The son of Giuseppe and Giovanna née Muscat, Nazzareno was born in Sliema. Although he sat for and passed an examination with the intention of becoming an apprentice at the Dockyard, with the opening of St Alphonsus Institute in Sliema, he enrolled as an external student. In one year Nazzareno Camilleri completed the two-year study programme, and on the initiative of Don Stella, in 1922, he was sent to continue his studies and joined the Salesian Order at San Gregorio di Catania in Sicily.

He made his first professional vows in October 1923. In 1926 he entered the Gregorian University from where he graduated in philosophy. In 1931 he pursued further theological studies. He was ordained priest in Malta on 30 September 1934 by Archbishop of Malta Dom Mauro Caruana, at the Salesian Oratory Chapel, Sliema.

Camilleri was appointed professor of theology and prefect of studies to the Salesians at San Callisto, Rome. In 1937 he was nominated professor of moral theology at the Pontificio Ateneo Salesiano (PAS) in Crocetta, Turin. He submitted his thesis in January 1940 and in June 1940 he was awarded a doctorate summa cum laude. Dean of the faculty of theology at the International Institute (PAS), Turin (1945-54), he taught many international students, including the Salesian cardinal Silva Raul of Chile and several Salesian bishops.

In 1940, when Italy entered World War II on the Axis side, Camilleri was interned, since as a Maltese citizen, he was a British subject.
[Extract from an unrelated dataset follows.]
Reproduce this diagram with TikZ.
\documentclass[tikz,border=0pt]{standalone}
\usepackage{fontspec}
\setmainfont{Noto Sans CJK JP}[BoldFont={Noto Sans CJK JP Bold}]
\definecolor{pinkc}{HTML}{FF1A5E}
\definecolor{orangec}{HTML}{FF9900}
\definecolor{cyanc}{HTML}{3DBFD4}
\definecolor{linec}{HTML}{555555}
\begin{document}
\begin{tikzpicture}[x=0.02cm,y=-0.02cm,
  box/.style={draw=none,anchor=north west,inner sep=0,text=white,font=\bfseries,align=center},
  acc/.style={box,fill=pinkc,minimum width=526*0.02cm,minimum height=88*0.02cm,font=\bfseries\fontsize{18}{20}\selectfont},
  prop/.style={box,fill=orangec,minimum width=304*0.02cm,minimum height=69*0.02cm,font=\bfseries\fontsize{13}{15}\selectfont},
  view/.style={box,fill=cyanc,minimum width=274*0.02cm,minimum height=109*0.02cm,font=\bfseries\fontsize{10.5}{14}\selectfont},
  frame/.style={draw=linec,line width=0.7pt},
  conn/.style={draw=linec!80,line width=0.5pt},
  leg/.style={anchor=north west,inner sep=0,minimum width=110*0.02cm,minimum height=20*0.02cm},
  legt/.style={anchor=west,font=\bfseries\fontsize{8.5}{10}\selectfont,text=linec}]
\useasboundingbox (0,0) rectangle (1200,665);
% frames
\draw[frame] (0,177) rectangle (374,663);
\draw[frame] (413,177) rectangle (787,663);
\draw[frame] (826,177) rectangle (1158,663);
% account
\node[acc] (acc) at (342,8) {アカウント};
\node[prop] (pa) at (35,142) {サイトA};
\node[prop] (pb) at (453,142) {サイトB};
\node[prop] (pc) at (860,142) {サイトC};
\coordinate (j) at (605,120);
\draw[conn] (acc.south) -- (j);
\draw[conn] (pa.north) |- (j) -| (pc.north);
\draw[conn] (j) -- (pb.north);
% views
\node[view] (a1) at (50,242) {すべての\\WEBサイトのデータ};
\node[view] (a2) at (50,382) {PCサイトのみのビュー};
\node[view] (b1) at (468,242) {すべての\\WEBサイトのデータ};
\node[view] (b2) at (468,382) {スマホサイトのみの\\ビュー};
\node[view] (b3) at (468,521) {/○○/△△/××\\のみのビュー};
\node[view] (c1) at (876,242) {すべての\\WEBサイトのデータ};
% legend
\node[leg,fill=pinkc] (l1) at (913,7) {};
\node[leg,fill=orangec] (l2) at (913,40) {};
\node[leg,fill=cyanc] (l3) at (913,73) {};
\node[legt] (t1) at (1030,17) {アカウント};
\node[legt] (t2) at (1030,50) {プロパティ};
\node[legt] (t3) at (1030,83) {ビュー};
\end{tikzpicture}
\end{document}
Nonetheless, the Italian aiuthorities, considering that he was not a dangerous person, chose to detain him in a Salesian residence. Consequently Fr Camilleri spent the war period in northern Italy; at Chieti, where he was director of the Salesian theology students and later at Montalenghi, where he was appointed dean of the Faculty of Philosophy.

In 1945 Camilleri returned to Turin as dean of the Faculty of Theology at the Salesian Pintifical University.
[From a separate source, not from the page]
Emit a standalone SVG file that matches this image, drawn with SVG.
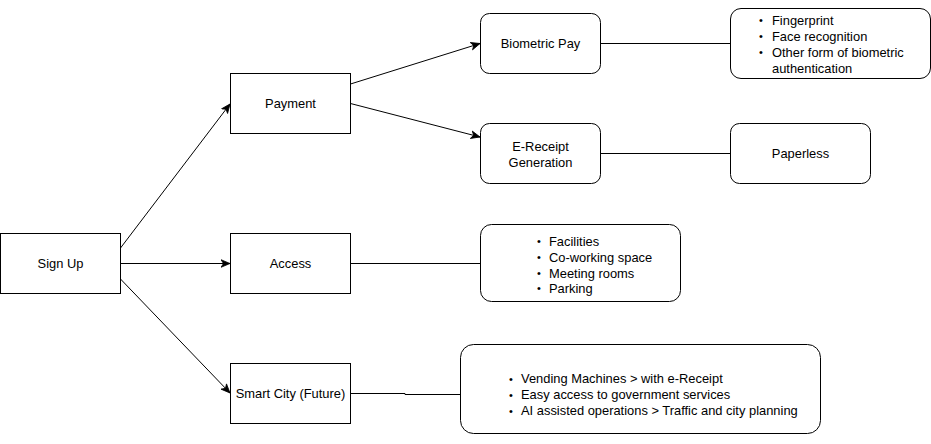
<svg xmlns="http://www.w3.org/2000/svg" width="931" height="444" viewBox="0 0 931 444">
<defs>
<style>
.box{fill:#fff;stroke:#000;stroke-width:1}
.t{font-family:"Liberation Sans",Arial,Helvetica,sans-serif;font-size:12.9px;fill:#000}
.b{font-family:"Liberation Sans",Arial,Helvetica,sans-serif;font-size:11px;fill:#000}
.c{text-anchor:middle}
.ln{fill:none;stroke:#000;stroke-width:1}
</style>
<marker id="arr" viewBox="0 0 10 10" refX="9.5" refY="5" markerWidth="10" markerHeight="10" markerUnits="userSpaceOnUse" orient="auto">
<path d="M0.5,1.2 L9.5,5 L0.5,8.8 L3,5 Z" fill="#000" stroke="#000" stroke-width="0.8"/>
</marker>
</defs>
<rect width="931" height="444" fill="#fff"/>
<g id="connectors">
<path class="ln" d="M120.5,248 L230,104" marker-end="url(#arr)"/>
<path class="ln" d="M120.5,263.5 L230,263.5" marker-end="url(#arr)"/>
<path class="ln" d="M120.5,279 L230,393" marker-end="url(#arr)"/>
<path class="ln" d="M350.5,84 L480,43.5" marker-end="url(#arr)"/>
<path class="ln" d="M350.5,103.5 L480,137" marker-end="url(#arr)"/>
<path class="ln" d="M600.5,43.5 L730.5,43.5"/>
<path class="ln" d="M600.5,153.5 L730.5,153.5"/>
<path class="ln" d="M350.5,263.5 L480.5,263.5"/>
<path class="ln" d="M350.5,393.5 L405,393.5 L405,394.5 L460.5,394.5"/>
</g>
<g id="signup">
<rect class="box" x="0.5" y="233.5" width="120" height="60"/>
<text class="t c" x="60.5" y="268">Sign Up</text>
</g>
<g id="payment">
<rect class="box" x="230.5" y="73.5" width="120" height="60"/>
<text class="t c" x="290.5" y="108">Payment</text>
</g>
<g id="access">
<rect class="box" x="230.5" y="233.5" width="120" height="60"/>
<text class="t c" x="290.5" y="268">Access</text>
</g>
<g id="smartcity">
<rect class="box" x="230.5" y="363.5" width="120" height="60"/>
<text class="t c" x="290.5" y="398">Smart City (Future)</text>
</g>
<g id="biometric">
<rect class="box" x="480.5" y="13.5" width="120" height="60" rx="9" ry="9"/>
<text class="t c" x="540.5" y="48">Biometric Pay</text>
</g>
<g id="ereceipt">
<rect class="box" x="480.5" y="123.5" width="120" height="60" rx="9" ry="9"/>
<text class="t c" x="540.5" y="151">E-Receipt</text>
<text class="t c" x="540.5" y="167">Generation</text>
</g>
<g id="biolist">
<rect class="box" x="730.5" y="8.5" width="200" height="70" rx="10.5" ry="10.5"/>
<text class="b" x="759" y="24">•</text>
<text class="t" x="772" y="24.5">Fingerprint</text>
<text class="b" x="759" y="40">•</text>
<text class="t" x="772" y="40.5">Face recognition</text>
<text class="b" x="759" y="56">•</text>
<text class="t" x="772" y="56.5">Other form of biometric</text>
<text class="t" x="772" y="72.5">authentication</text>
</g>
<g id="paperless">
<rect class="box" x="730.5" y="123.5" width="140" height="60" rx="9" ry="9"/>
<text class="t c" x="800.5" y="158">Paperless</text>
</g>
<g id="accesslist">
<rect class="box" x="480.5" y="224.5" width="200" height="77" rx="11" ry="11"/>
<text class="b" x="537" y="245">•</text>
<text class="t" x="549" y="245.5">Facilities</text>
<text class="b" x="537" y="261">•</text>
<text class="t" x="549" y="261.5">Co-working space</text>
<text class="b" x="537" y="277">•</text>
<text class="t" x="549" y="277.5">Meeting rooms</text>
<text class="b" x="537" y="292">•</text>
<text class="t" x="549" y="292.5">Parking</text>
</g>
<g id="citylist">
<rect class="box" x="460.5" y="344.5" width="360" height="89" rx="13" ry="13"/>
<text class="b" x="509" y="382.5">•</text>
<text class="t" x="521" y="383">Vending Machines &gt; with e-Receipt</text>
<text class="b" x="509" y="398.5">•</text>
<text class="t" x="521" y="399">Easy access to government services</text>
<text class="b" x="509" y="414.5">•</text>
<text class="t" x="521" y="415">AI assisted operations &gt; Traffic and city planning</text>
</g>
</svg>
Camilleri participated in the third International Philosophy Congress of Thomistic Studies (1949), the First General Congress of Religious Orders (1950), and the First International Pedagogical Congress for Religious Nuns (1951).

Fr Nazzareno Camilleri was part of an ecclesiastical institution that specialised in youth formation, and this meant his goals were always directed towards very specific didactic ends. His method was speculative, to be sure but invariably adapted to the practical exigencies of his audience. The essence and core of his intellectual being flowed from a continuous affective relationship with the Ineffable. On one occasion, in semi-conscious rapture for five days and five nights, Camilleri put down, or rather scribbled, a full one hundred and sixty pages of mystic prose and verse. This seems to have been an experience that gave him a mystical aura which stayed with him for the rest of his life.
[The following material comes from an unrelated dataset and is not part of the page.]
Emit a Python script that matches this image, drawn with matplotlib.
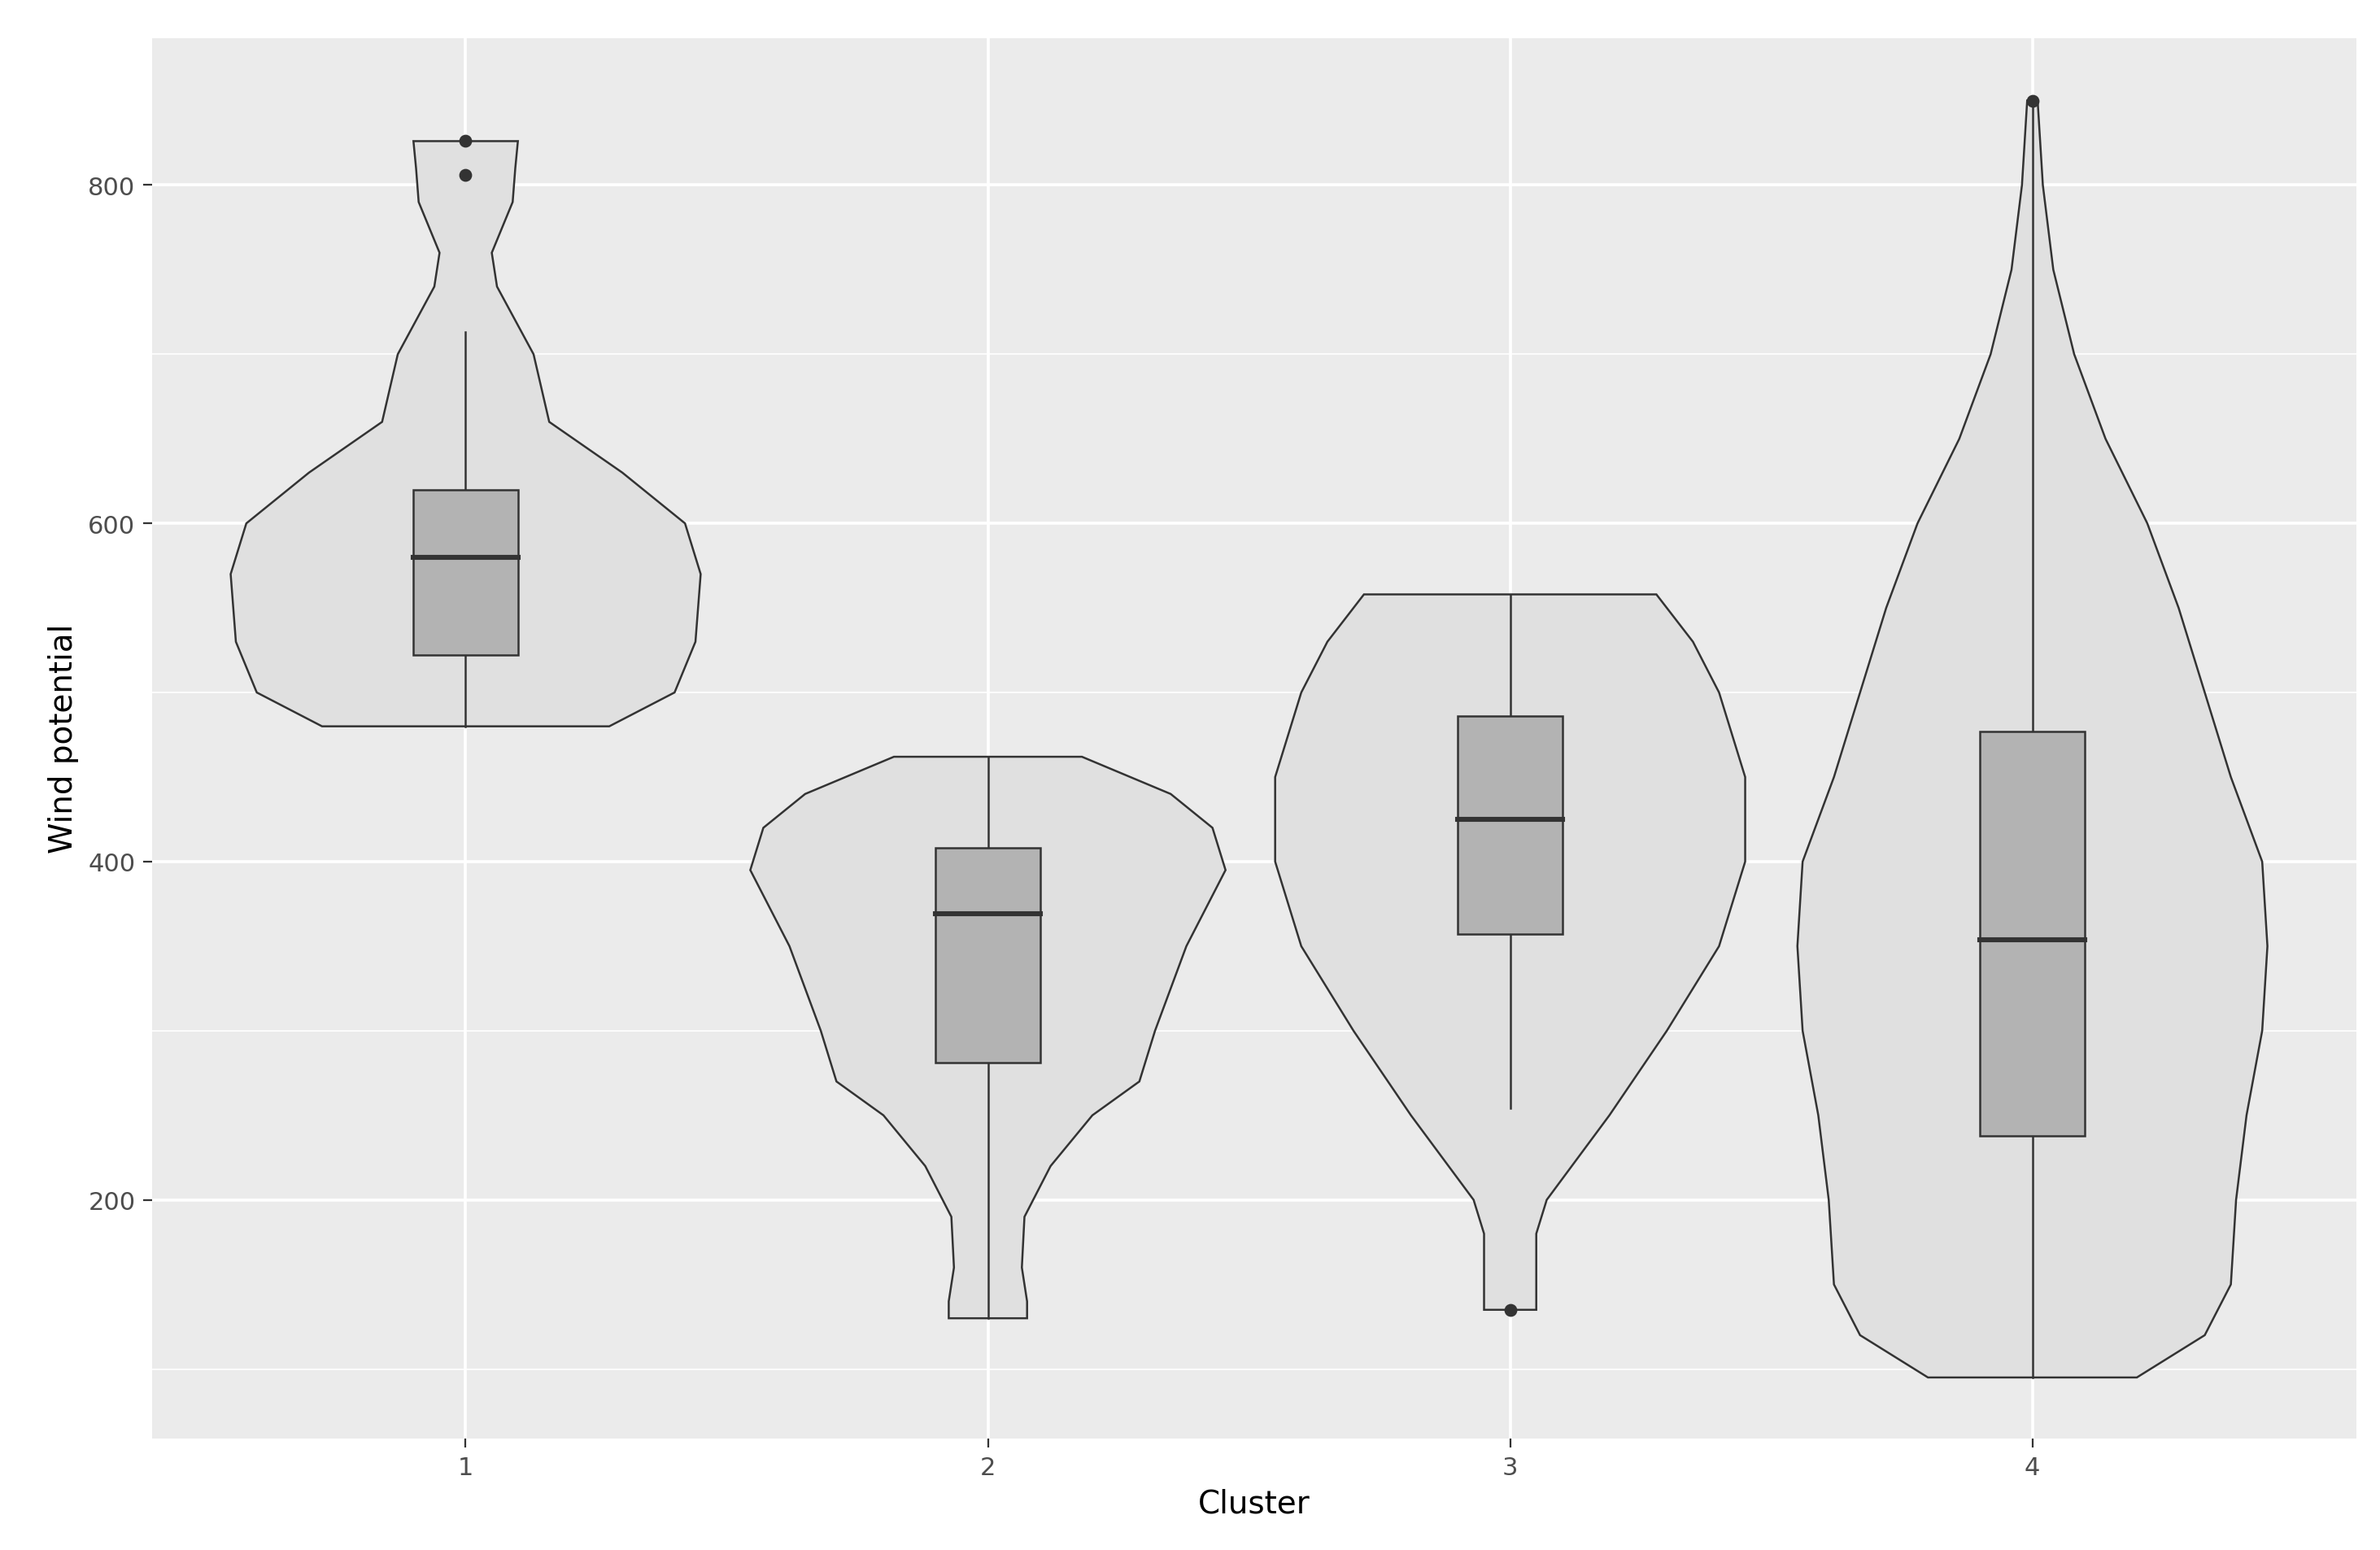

Owing to ill health, Camilleri gave up teaching in 1966. During all these years Fr Nazzareno Camilleri taught students of different nationalities, some of them converts to the Catholic faith.

Camilleri suffered his first heart attack in May 1966. Between 20 June and 29 September 1972 he visited Malta for the first time. He died in Rome on 1 March 1973 and was buried at Genzano Cemetery near Rome.

He was much admired for his spirituality. In 1983, St John Paul II, Pope, gave permission for the start of the canonical process for his beatification and eventual canonisation.

A prolific religious writer, Camilleri published several books and over 400 spiritual writings in Salesian journals.